╔══

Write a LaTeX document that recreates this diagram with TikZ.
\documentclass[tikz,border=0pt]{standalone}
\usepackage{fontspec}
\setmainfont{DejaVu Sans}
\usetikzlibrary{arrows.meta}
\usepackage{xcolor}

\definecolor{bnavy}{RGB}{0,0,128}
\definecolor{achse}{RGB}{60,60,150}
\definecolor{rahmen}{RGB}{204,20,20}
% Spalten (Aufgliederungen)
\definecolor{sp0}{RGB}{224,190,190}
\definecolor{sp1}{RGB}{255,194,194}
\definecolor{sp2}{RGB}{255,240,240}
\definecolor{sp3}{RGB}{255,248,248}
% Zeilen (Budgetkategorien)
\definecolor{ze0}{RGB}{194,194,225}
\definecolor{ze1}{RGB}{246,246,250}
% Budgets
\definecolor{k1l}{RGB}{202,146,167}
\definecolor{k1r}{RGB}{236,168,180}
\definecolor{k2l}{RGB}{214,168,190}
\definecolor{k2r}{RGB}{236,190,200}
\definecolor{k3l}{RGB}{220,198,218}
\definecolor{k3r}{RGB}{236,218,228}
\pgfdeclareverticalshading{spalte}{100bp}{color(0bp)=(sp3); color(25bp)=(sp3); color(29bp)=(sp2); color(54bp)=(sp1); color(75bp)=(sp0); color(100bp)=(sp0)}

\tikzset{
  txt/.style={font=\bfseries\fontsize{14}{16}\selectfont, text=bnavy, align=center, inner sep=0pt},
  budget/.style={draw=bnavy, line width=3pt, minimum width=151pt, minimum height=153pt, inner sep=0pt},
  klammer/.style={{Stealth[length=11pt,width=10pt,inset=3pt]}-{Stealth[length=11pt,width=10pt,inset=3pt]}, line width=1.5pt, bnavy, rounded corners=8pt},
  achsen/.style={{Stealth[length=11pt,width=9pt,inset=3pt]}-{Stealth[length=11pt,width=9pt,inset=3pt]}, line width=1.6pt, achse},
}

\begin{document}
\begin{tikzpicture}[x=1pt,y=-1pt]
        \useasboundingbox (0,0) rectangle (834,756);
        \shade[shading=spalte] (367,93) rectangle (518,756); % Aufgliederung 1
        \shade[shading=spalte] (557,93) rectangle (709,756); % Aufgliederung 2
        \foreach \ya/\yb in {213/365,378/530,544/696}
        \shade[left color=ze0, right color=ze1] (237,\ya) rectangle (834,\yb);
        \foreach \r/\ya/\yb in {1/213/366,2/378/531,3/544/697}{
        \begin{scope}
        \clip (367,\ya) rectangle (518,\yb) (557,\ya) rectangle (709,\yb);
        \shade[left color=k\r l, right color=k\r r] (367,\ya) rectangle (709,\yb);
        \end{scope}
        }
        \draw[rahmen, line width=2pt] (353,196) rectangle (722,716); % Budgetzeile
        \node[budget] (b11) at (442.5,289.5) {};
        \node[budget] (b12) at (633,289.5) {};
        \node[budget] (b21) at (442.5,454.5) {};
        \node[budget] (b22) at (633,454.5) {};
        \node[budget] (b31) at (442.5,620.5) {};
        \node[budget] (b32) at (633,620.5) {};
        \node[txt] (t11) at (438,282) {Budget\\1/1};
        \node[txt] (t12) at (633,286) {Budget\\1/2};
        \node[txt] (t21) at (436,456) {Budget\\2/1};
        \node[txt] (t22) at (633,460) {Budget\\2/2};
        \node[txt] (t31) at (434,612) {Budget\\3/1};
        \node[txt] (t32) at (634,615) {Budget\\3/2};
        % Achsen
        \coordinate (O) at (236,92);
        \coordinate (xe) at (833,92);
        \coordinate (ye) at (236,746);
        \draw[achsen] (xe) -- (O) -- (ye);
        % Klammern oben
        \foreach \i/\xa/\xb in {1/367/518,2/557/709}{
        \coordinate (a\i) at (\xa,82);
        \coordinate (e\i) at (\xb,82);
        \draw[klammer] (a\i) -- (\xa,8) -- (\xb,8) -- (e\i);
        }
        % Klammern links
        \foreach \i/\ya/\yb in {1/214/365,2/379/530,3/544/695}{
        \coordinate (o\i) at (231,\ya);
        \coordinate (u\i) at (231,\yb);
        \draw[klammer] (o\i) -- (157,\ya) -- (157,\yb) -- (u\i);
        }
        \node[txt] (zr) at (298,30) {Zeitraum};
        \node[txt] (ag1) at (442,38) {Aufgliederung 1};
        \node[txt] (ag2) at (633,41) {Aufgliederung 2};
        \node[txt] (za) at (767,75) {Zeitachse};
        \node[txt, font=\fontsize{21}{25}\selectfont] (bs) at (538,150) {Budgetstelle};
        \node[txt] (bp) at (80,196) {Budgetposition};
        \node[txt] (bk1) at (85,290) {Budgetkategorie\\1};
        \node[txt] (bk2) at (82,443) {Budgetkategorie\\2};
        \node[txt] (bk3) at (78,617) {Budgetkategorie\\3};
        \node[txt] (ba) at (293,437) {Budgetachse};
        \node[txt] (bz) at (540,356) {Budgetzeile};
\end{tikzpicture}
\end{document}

╚══

**OBJECTIVE:**
Print the material once more, exactly.

**FINAL RESULT:**
Write a LaTeX document that recreates this diagram with TikZ.
\documentclass[tikz,border=0pt]{standalone}
\usepackage{fontspec}
\setmainfont{DejaVu Sans}
\usetikzlibrary{arrows.meta}
\usepackage{xcolor}

\definecolor{bnavy}{RGB}{0,0,128}
\definecolor{achse}{RGB}{60,60,150}
\definecolor{rahmen}{RGB}{204,20,20}
% Spalten (Aufgliederungen)
\definecolor{sp0}{RGB}{224,190,190}
\definecolor{sp1}{RGB}{255,194,194}
\definecolor{sp2}{RGB}{255,240,240}
\definecolor{sp3}{RGB}{255,248,248}
% Zeilen (Budgetkategorien)
\definecolor{ze0}{RGB}{194,194,225}
\definecolor{ze1}{RGB}{246,246,250}
% Budgets
\definecolor{k1l}{RGB}{202,146,167}
\definecolor{k1r}{RGB}{236,168,180}
\definecolor{k2l}{RGB}{214,168,190}
\definecolor{k2r}{RGB}{236,190,200}
\definecolor{k3l}{RGB}{220,198,218}
\definecolor{k3r}{RGB}{236,218,228}
\pgfdeclareverticalshading{spalte}{100bp}{color(0bp)=(sp3); color(25bp)=(sp3); color(29bp)=(sp2); color(54bp)=(sp1); color(75bp)=(sp0); color(100bp)=(sp0)}

\tikzset{
  txt/.style={font=\bfseries\fontsize{14}{16}\selectfont, text=bnavy, align=center, inner sep=0pt},
  budget/.style={draw=bnavy, line width=3pt, minimum width=151pt, minimum height=153pt, inner sep=0pt},
  klammer/.style={{Stealth[length=11pt,width=10pt,inset=3pt]}-{Stealth[length=11pt,width=10pt,inset=3pt]}, line width=1.5pt, bnavy, rounded corners=8pt},
  achsen/.style={{Stealth[length=11pt,width=9pt,inset=3pt]}-{Stealth[length=11pt,width=9pt,inset=3pt]}, line width=1.6pt, achse},
}

\begin{document}
\begin{tikzpicture}[x=1pt,y=-1pt]
        \useasboundingbox (0,0) rectangle (834,756);
        \shade[shading=spalte] (367,93) rectangle (518,756); % Aufgliederung 1
        \shade[shading=spalte] (557,93) rectangle (709,756); % Aufgliederung 2
        \foreach \ya/\yb in {213/365,378/530,544/696}
        \shade[left color=ze0, right color=ze1] (237,\ya) rectangle (834,\yb);
        \foreach \r/\ya/\yb in {1/213/366,2/378/531,3/544/697}{
        \begin{scope}
        \clip (367,\ya) rectangle (518,\yb) (557,\ya) rectangle (709,\yb);
        \shade[left color=k\r l, right color=k\r r] (367,\ya) rectangle (709,\yb);
        \end{scope}
        }
        \draw[rahmen, line width=2pt] (353,196) rectangle (722,716); % Budgetzeile
        \node[budget] (b11) at (442.5,289.5) {};
        \node[budget] (b12) at (633,289.5) {};
        \node[budget] (b21) at (442.5,454.5) {};
        \node[budget] (b22) at (633,454.5) {};
        \node[budget] (b31) at (442.5,620.5) {};
        \node[budget] (b32) at (633,620.5) {};
        \node[txt] (t11) at (438,282) {Budget\\1/1};
        \node[txt] (t12) at (633,286) {Budget\\1/2};
        \node[txt] (t21) at (436,456) {Budget\\2/1};
        \node[txt] (t22) at (633,460) {Budget\\2/2};
        \node[txt] (t31) at (434,612) {Budget\\3/1};
        \node[txt] (t32) at (634,615) {Budget\\3/2};
        % Achsen
        \coordinate (O) at (236,92);
        \coordinate (xe) at (833,92);
        \coordinate (ye) at (236,746);
        \draw[achsen] (xe) -- (O) -- (ye);
        % Klammern oben
        \foreach \i/\xa/\xb in {1/367/518,2/557/709}{
        \coordinate (a\i) at (\xa,82);
        \coordinate (e\i) at (\xb,82);
        \draw[klammer] (a\i) -- (\xa,8) -- (\xb,8) -- (e\i);
        }
        % Klammern links
        \foreach \i/\ya/\yb in {1/214/365,2/379/530,3/544/695}{
        \coordinate (o\i) at (231,\ya);
        \coordinate (u\i) at (231,\yb);
        \draw[klammer] (o\i) -- (157,\ya) -- (157,\yb) -- (u\i);
        }
        \node[txt] (zr) at (298,30) {Zeitraum};
        \node[txt] (ag1) at (442,38) {Aufgliederung 1};
        \node[txt] (ag2) at (633,41) {Aufgliederung 2};
        \node[txt] (za) at (767,75) {Zeitachse};
        \node[txt, font=\fontsize{21}{25}\selectfont] (bs) at (538,150) {Budgetstelle};
        \node[txt] (bp) at (80,196) {Budgetposition};
        \node[txt] (bk1) at (85,290) {Budgetkategorie\\1};
        \node[txt] (bk2) at (82,443) {Budgetkategorie\\2};
        \node[txt] (bk3) at (78,617) {Budgetkategorie\\3};
        \node[txt] (ba) at (293,437) {Budgetachse};
        \node[txt] (bz) at (540,356) {Budgetzeile};
\end{tikzpicture}
\end{document}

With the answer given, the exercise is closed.